-- START SOURCE DATA --

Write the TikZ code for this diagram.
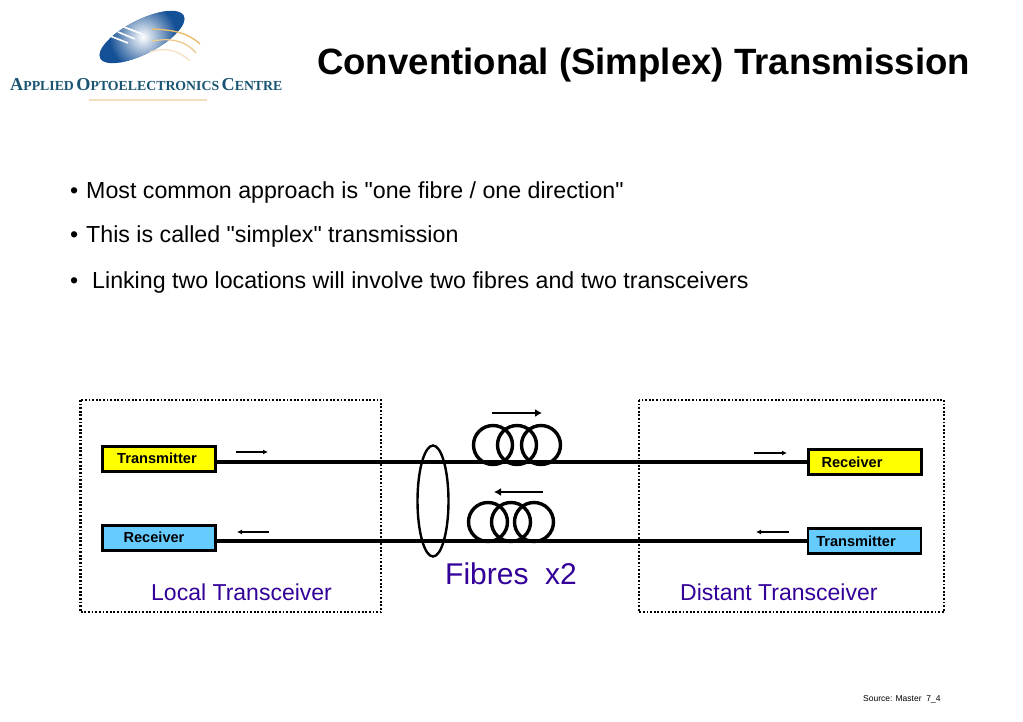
\documentclass[tikz,border=0pt]{standalone}
\usepackage{fontspec}
\setmainfont{Liberation Sans}[Ligatures=TeXOff]
\newfontfamily\logofont{Liberation Serif}
\definecolor{ybox}{RGB}{255,255,0}
\definecolor{bbox}{RGB}{102,204,255}
\definecolor{purp}{RGB}{51,0,153}
\definecolor{logoblue}{RGB}{20,80,150}
\definecolor{logotext}{RGB}{25,85,115}
\definecolor{logoor}{RGB}{235,190,110}
\definecolor{logopeach}{RGB}{245,222,190}
\newcommand{\fsz}[1]{\fontsize{#1}{#1}\selectfont}
\newcommand{\lcap}[1]{{\fsz{18.2}#1}}
\newcommand{\scap}[1]{{\fsz{13.8}#1}}
\usetikzlibrary{arrows.meta,shapes.geometric}
\tikzset{
  x=1pt,y=-1pt,
  unit/.style={draw=black,line width=2.2pt,minimum width=113pt,minimum height=25pt,inner sep=0pt},
  boxtext/.style={font=\fsz{14.6}\bfseries,inner sep=0pt},
  fibre/.style={line width=3.6pt,black},
  coil/.style={draw=black,line width=3.4pt,circle,minimum size=39pt,inner sep=0pt},
  dir/.style={line width=2pt,black,-{Latex[length=5pt,width=5pt]}},
  dirlong/.style={line width=2pt,black,-{Latex[length=7pt,width=8pt]}},
  site/.style={draw=black,line width=2.2pt,dash pattern=on 1.8pt off 1.8pt},
  body/.style={font=\fsz{23.2},anchor=base west,inner sep=0pt},
  purple label/.style={font=\fsz{23},text=purp,anchor=base west,inner sep=0pt},
}
\begin{document}
\begin{tikzpicture}
\useasboundingbox (0,0) rectangle (1023,722);
\fill[white] (0,0) rectangle (1023,722);
% logo
\begin{scope}
  \clip[rotate around={27:(142,37)}] (142,37) ellipse [x radius=47, y radius=17];
  \fill[logoblue] (90,5) rectangle (195,70);
  \shade[inner color=white,outer color=logoblue] (143,37) circle (34);
\end{scope}
\draw[white,line width=1.6pt] (124,27) -- (142,34);
\draw[white,line width=1.6pt] (118,32) -- (135,39);
\draw[white,line width=1.6pt] (110,36) -- (128,43);
\draw[logoor,line width=1.4pt] (152,29) .. controls (175,30) and (188,33) .. (200,44);
\draw[logoor!80,line width=1.3pt] (152,41) .. controls (170,38) and (185,40) .. (196,53);
\draw[logopeach,line width=1.2pt] (150,52) .. controls (165,47) and (178,50) .. (190,61);
\node[anchor=base west,inner sep=0pt,text=logotext,font=\logofont\bfseries] (logotext) at (10,91)
  {\lcap{A}\scap{PPLIED} \lcap{O}\scap{PTOELECTRONICS} \lcap{C}\scap{ENTRE}};
\fill[logopeach] (89,99.5) rectangle (207,101);
% title
\node[anchor=base west,inner sep=0pt,font=\fsz{36.6}\bfseries] (title) at (317,75) {Conventional (Simplex) Transmission};
% bullets
\node[body] (b1) at (70,199) {•};
\node[body] (t1) at (86,199) {Most common approach is "one fibre / one direction"};
\node[body] (b2) at (70,243) {•};
\node[body] (t2) at (86,243) {This is called "simplex" transmission};
\node[body] (b3) at (70,288) {•};
\node[body] (t3) at (92,288) {Linking two locations will involve two fibres and two transceivers};
% sites
\draw[site] (80.5,400) rectangle (381,612);
\draw[site] (639,400) rectangle (944,612);
% units
\node[unit,fill=ybox,label={[boxtext,xshift=-2pt,yshift=1pt]center:Transmitter}] (ltx) at (159,459) {};
\node[unit,fill=bbox,label={[boxtext,xshift=-5pt,yshift=1pt]center:Receiver}] (lrx) at (159,538) {};
\node[unit,fill=ybox,label={[boxtext,xshift=-13pt,yshift=0pt]center:Receiver}] (rrx) at (865,462) {};
\node[unit,fill=bbox,label={[boxtext,xshift=-8.5pt,yshift=0pt]center:Transmitter}] (rtx) at (864.5,541) {};
\draw[fibre] (ltx.east |- rrx.west) -- (rrx.west);
\draw[fibre] (lrx.east |- rtx.west) -- (rtx.west);
% coils
\node[coil] (c1) at (493,445) {};
\node[coil] (c2) at (517,445) {};
\node[coil] (c3) at (541,445) {};
\node[coil] (c4) at (488,522) {};
\node[coil] (c5) at (511,522) {};
\node[coil] (c6) at (534,522) {};
% bundle
\node[draw=black,line width=2.4pt,ellipse,minimum width=31pt,minimum height=111pt,inner sep=0pt] (bundle) at (433,501) {};
% direction arrows
\coordinate (a1s) at (236,452); \coordinate (a1e) at (268,452);
\coordinate (a2s) at (269,532); \coordinate (a2e) at (237,532);
\coordinate (a3s) at (754,453); \coordinate (a3e) at (787,453);
\coordinate (a4s) at (789,532); \coordinate (a4e) at (756,532);
\coordinate (a5s) at (492,413); \coordinate (a5e) at (542,413);
\coordinate (a6s) at (543,492); \coordinate (a6e) at (494,492);
\draw[dir] (a1s) -- (a1e);
\draw[dir] (a2s) -- (a2e);
\draw[dir] (a3s) -- (a3e);
\draw[dir] (a4s) -- (a4e);
\draw[dirlong] (a5s) -- (a5e);
\draw[dirlong] (a6s) -- (a6e);
% labels
\node[purple label] (ll) at (151,600) {Local Transceiver};
\node[purple label] (dl) at (680,600) {Distant Transceiver};
\node[purple label,font=\fsz{30}] (fl) at (445,584) {Fibres\ \ x2};
\node[anchor=base west,inner sep=0pt,font=\fsz{8.5}] (src) at (863,701) {Source: Master\ \ 7\_4};
\end{tikzpicture}
\end{document}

-- END SOURCE DATA --

» SHORT PROBLEM:
Leave out the pictures and give the listing above again exactly.

» FULL SOLUTION:
Write the TikZ code for this diagram.
\documentclass[tikz,border=0pt]{standalone}
\usepackage{fontspec}
\setmainfont{Liberation Sans}[Ligatures=TeXOff]
\newfontfamily\logofont{Liberation Serif}
\definecolor{ybox}{RGB}{255,255,0}
\definecolor{bbox}{RGB}{102,204,255}
\definecolor{purp}{RGB}{51,0,153}
\definecolor{logoblue}{RGB}{20,80,150}
\definecolor{logotext}{RGB}{25,85,115}
\definecolor{logoor}{RGB}{235,190,110}
\definecolor{logopeach}{RGB}{245,222,190}
\newcommand{\fsz}[1]{\fontsize{#1}{#1}\selectfont}
\newcommand{\lcap}[1]{{\fsz{18.2}#1}}
\newcommand{\scap}[1]{{\fsz{13.8}#1}}
\usetikzlibrary{arrows.meta,shapes.geometric}
\tikzset{
  x=1pt,y=-1pt,
  unit/.style={draw=black,line width=2.2pt,minimum width=113pt,minimum height=25pt,inner sep=0pt},
  boxtext/.style={font=\fsz{14.6}\bfseries,inner sep=0pt},
  fibre/.style={line width=3.6pt,black},
  coil/.style={draw=black,line width=3.4pt,circle,minimum size=39pt,inner sep=0pt},
  dir/.style={line width=2pt,black,-{Latex[length=5pt,width=5pt]}},
  dirlong/.style={line width=2pt,black,-{Latex[length=7pt,width=8pt]}},
  site/.style={draw=black,line width=2.2pt,dash pattern=on 1.8pt off 1.8pt},
  body/.style={font=\fsz{23.2},anchor=base west,inner sep=0pt},
  purple label/.style={font=\fsz{23},text=purp,anchor=base west,inner sep=0pt},
}
\begin{document}
\begin{tikzpicture}
\useasboundingbox (0,0) rectangle (1023,722);
\fill[white] (0,0) rectangle (1023,722);
% logo
\begin{scope}
  \clip[rotate around={27:(142,37)}] (142,37) ellipse [x radius=47, y radius=17];
  \fill[logoblue] (90,5) rectangle (195,70);
  \shade[inner color=white,outer color=logoblue] (143,37) circle (34);
\end{scope}
\draw[white,line width=1.6pt] (124,27) -- (142,34);
\draw[white,line width=1.6pt] (118,32) -- (135,39);
\draw[white,line width=1.6pt] (110,36) -- (128,43);
\draw[logoor,line width=1.4pt] (152,29) .. controls (175,30) and (188,33) .. (200,44);
\draw[logoor!80,line width=1.3pt] (152,41) .. controls (170,38) and (185,40) .. (196,53);
\draw[logopeach,line width=1.2pt] (150,52) .. controls (165,47) and (178,50) .. (190,61);
\node[anchor=base west,inner sep=0pt,text=logotext,font=\logofont\bfseries] (logotext) at (10,91)
  {\lcap{A}\scap{PPLIED} \lcap{O}\scap{PTOELECTRONICS} \lcap{C}\scap{ENTRE}};
\fill[logopeach] (89,99.5) rectangle (207,101);
% title
\node[anchor=base west,inner sep=0pt,font=\fsz{36.6}\bfseries] (title) at (317,75) {Conventional (Simplex) Transmission};
% bullets
\node[body] (b1) at (70,199) {•};
\node[body] (t1) at (86,199) {Most common approach is "one fibre / one direction"};
\node[body] (b2) at (70,243) {•};
\node[body] (t2) at (86,243) {This is called "simplex" transmission};
\node[body] (b3) at (70,288) {•};
\node[body] (t3) at (92,288) {Linking two locations will involve two fibres and two transceivers};
% sites
\draw[site] (80.5,400) rectangle (381,612);
\draw[site] (639,400) rectangle (944,612);
% units
\node[unit,fill=ybox,label={[boxtext,xshift=-2pt,yshift=1pt]center:Transmitter}] (ltx) at (159,459) {};
\node[unit,fill=bbox,label={[boxtext,xshift=-5pt,yshift=1pt]center:Receiver}] (lrx) at (159,538) {};
\node[unit,fill=ybox,label={[boxtext,xshift=-13pt,yshift=0pt]center:Receiver}] (rrx) at (865,462) {};
\node[unit,fill=bbox,label={[boxtext,xshift=-8.5pt,yshift=0pt]center:Transmitter}] (rtx) at (864.5,541) {};
\draw[fibre] (ltx.east |- rrx.west) -- (rrx.west);
\draw[fibre] (lrx.east |- rtx.west) -- (rtx.west);
% coils
\node[coil] (c1) at (493,445) {};
\node[coil] (c2) at (517,445) {};
\node[coil] (c3) at (541,445) {};
\node[coil] (c4) at (488,522) {};
\node[coil] (c5) at (511,522) {};
\node[coil] (c6) at (534,522) {};
% bundle
\node[draw=black,line width=2.4pt,ellipse,minimum width=31pt,minimum height=111pt,inner sep=0pt] (bundle) at (433,501) {};
% direction arrows
\coordinate (a1s) at (236,452); \coordinate (a1e) at (268,452);
\coordinate (a2s) at (269,532); \coordinate (a2e) at (237,532);
\coordinate (a3s) at (754,453); \coordinate (a3e) at (787,453);
\coordinate (a4s) at (789,532); \coordinate (a4e) at (756,532);
\coordinate (a5s) at (492,413); \coordinate (a5e) at (542,413);
\coordinate (a6s) at (543,492); \coordinate (a6e) at (494,492);
\draw[dir] (a1s) -- (a1e);
\draw[dir] (a2s) -- (a2e);
\draw[dir] (a3s) -- (a3e);
\draw[dir] (a4s) -- (a4e);
\draw[dirlong] (a5s) -- (a5e);
\draw[dirlong] (a6s) -- (a6e);
% labels
\node[purple label] (ll) at (151,600) {Local Transceiver};
\node[purple label] (dl) at (680,600) {Distant Transceiver};
\node[purple label,font=\fsz{30}] (fl) at (445,584) {Fibres\ \ x2};
\node[anchor=base west,inner sep=0pt,font=\fsz{8.5}] (src) at (863,701) {Source: Master\ \ 7\_4};
\end{tikzpicture}
\end{document}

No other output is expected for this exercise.